The birth of “degenerate art”

MúzeumCafé 32.

The special relationship between dictatorship and the arts has been extensively studied and the lessons are not reassuring. Besides their profound disdain, authoritarian regimes have sometimes turned to the arts solely to increase their own legitimacy. Cultural barbarism reflected such a pure type of formula in Hitler’s Germany and in the Soviet empire. Yet in the former it was more spectacular and more evident, since it received greater publicity from the beginning.
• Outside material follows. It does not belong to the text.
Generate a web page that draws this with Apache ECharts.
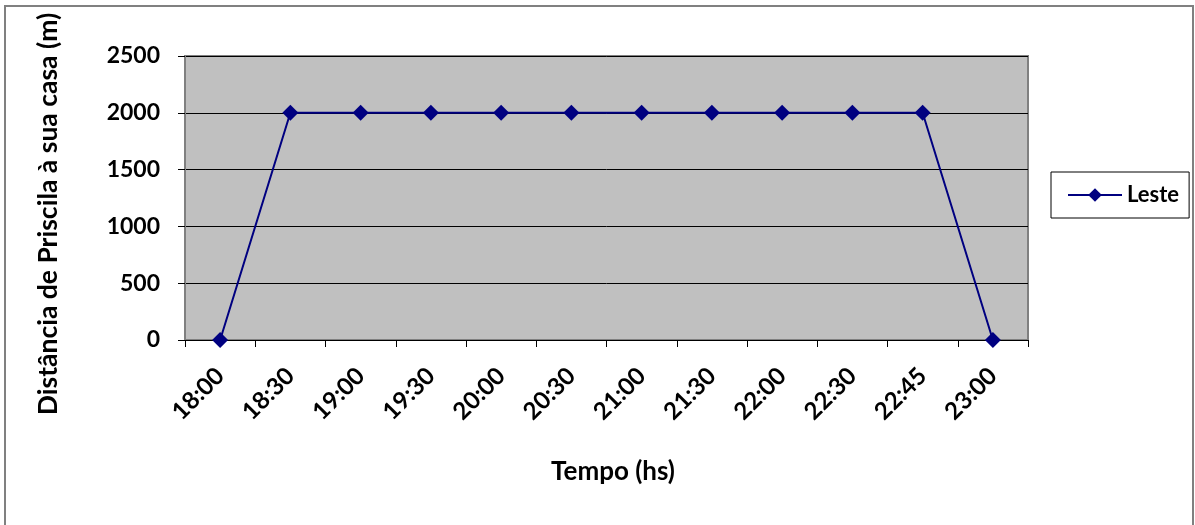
<!DOCTYPE html>
<html>
<head>
<meta charset="utf-8">
<script src="https://cdn.jsdelivr.net/npm/echarts@6/dist/echarts.min.js"></script>
<style>
  html, body { margin: 0; padding: 0; background: #fff; }
  #chart { width: 1195px; height: 525px; }
</style>
</head>
<body>
<div id="chart"></div>
<script>
// ---- dados ----
var horarios = ["18:00", "18:30", "19:00", "19:30", "20:00", "20:30",
                "21:00", "21:30", "22:00", "22:30", "22:45", "23:00"];
var distLeste = [0, 2000, 2000, 2000, 2000, 2000, 2000, 2000, 2000, 2000, 2000, 0];
var nomeSerie = "Leste";
var tituloY = "Distância de Priscila à sua casa (m)";
var tituloX = "Tempo (hs)";

var FONTE = "Lato, 'Open Sans', sans-serif";
var AZUL = "#000080";

var chart = echarts.init(document.getElementById("chart"));

chart.setOption({
  animation: false,
  backgroundColor: "#ffffff",
  textStyle: { fontFamily: FONTE },
  grid: {
    left: 185, top: 56, right: 167, bottom: 185,
    show: true,
    backgroundColor: "#C0C0C0",
    borderColor: "#808080",
    borderWidth: 2
  },
  legend: {
    data: [nomeSerie],
    left: 1051, top: 172,
    orient: "vertical",
    padding: [12, 10, 12, 16],
    itemWidth: 54, itemHeight: 17,
    itemGap: 4,
    borderColor: "#000", borderWidth: 1,
    textStyle: { fontFamily: FONTE, fontWeight: "bold", fontSize: 22, color: "#000" }
  },
  xAxis: {
    type: "category",
    data: horarios,
    boundaryGap: true,
    axisLine: { lineStyle: { color: "#000", width: 1 } },
    axisTick: { show: true, alignWithLabel: false, length: 7, lineStyle: { color: "#000" } },
    axisLabel: {
      interval: 0, rotate: 45, margin: 32,
      fontFamily: FONTE, fontWeight: "bold", fontSize: 24, color: "#000"
    },
    splitLine: { show: false }
  },
  yAxis: {
    type: "value",
    min: 0, max: 2500, interval: 500,
    axisLine: { show: true, lineStyle: { color: "#808080", width: 1 } },
    axisTick: { show: true, length: 7, lineStyle: { color: "#000" } },
    axisLabel: {
      margin: 25,
      formatter: function (v) { return String(v); },
      fontFamily: FONTE, fontWeight: "bold", fontSize: 23, color: "#000"
    },
    splitLine: { show: true, lineStyle: { color: "#000", width: 1 } }
  },
  graphic: [
    {
      type: "rect",
      shape: { x: 5, y: 6, width: 1188, height: 560 },
      style: { fill: "none", stroke: "#808080", lineWidth: 2 },
      silent: true, z: -1
    },
    {
      type: "text",
      x: 48, y: 214, rotation: Math.PI / 2,
      style: {
        text: tituloY, fontFamily: FONTE, fontWeight: "bold", fontSize: 26.5,
        fill: "#000", align: "center", verticalAlign: "middle"
      }
    },
    {
      type: "text",
      x: 613, y: 472,
      style: {
        text: tituloX, fontFamily: FONTE, fontWeight: "bold", fontSize: 26,
        fill: "#000", align: "center", verticalAlign: "middle"
      }
    }
  ],
  series: [{
    name: nomeSerie,
    type: "line",
    data: distLeste,
    symbol: "diamond",
    symbolSize: 16,
    showAllSymbol: true,
    lineStyle: { color: AZUL, width: 2 },
    itemStyle: { color: AZUL, borderWidth: 0 }
  }]
});
</script>
</body>
</html>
Exactly 75 years ago this year the witch-hunt began with the pillory of Entartete Kunst (degenerate art), which culminated in the destruction of many works of art in Berlin’s bonfires. It was as if all that the novel Mephisto by Klaus Mann about the dictatorship’s hatred of arts summarised with a general validity in 1936 had been verified. The anger directed against modern art emerged in National Socialist ideology already before the takeover. In 1937 propaganda minister Goebbels instructed the chairman of the Arts Chamber of the Reich, Adolf Ziegler, to survey German museums and clear out works of degenerate art. A large number of avant-garde works were removed from permanent exhibitions and storerooms. Munich, the Bavarian capital noted for its Academy of Art, became an important place for Goebbels. The House of German Art was opened on 25 July 1937 and a day later the exhibition Degenerate Art opened in the Hofgarten. Hitler was present at both events. After pondering for a few days, Goebbels ordered that the works be destroyed. Thus the entire collection of 1004 paintings, 3825 water colours and drawings were piled in the courtyard of the Berlin fire brigade headquarters in Köpenicker Strasse. 20 March 1939 became the black day of cultural barbarism. That was the day when the flame under the pile of artworks flared up in a bonfire. Part of the national wealth turned into smoke and ash.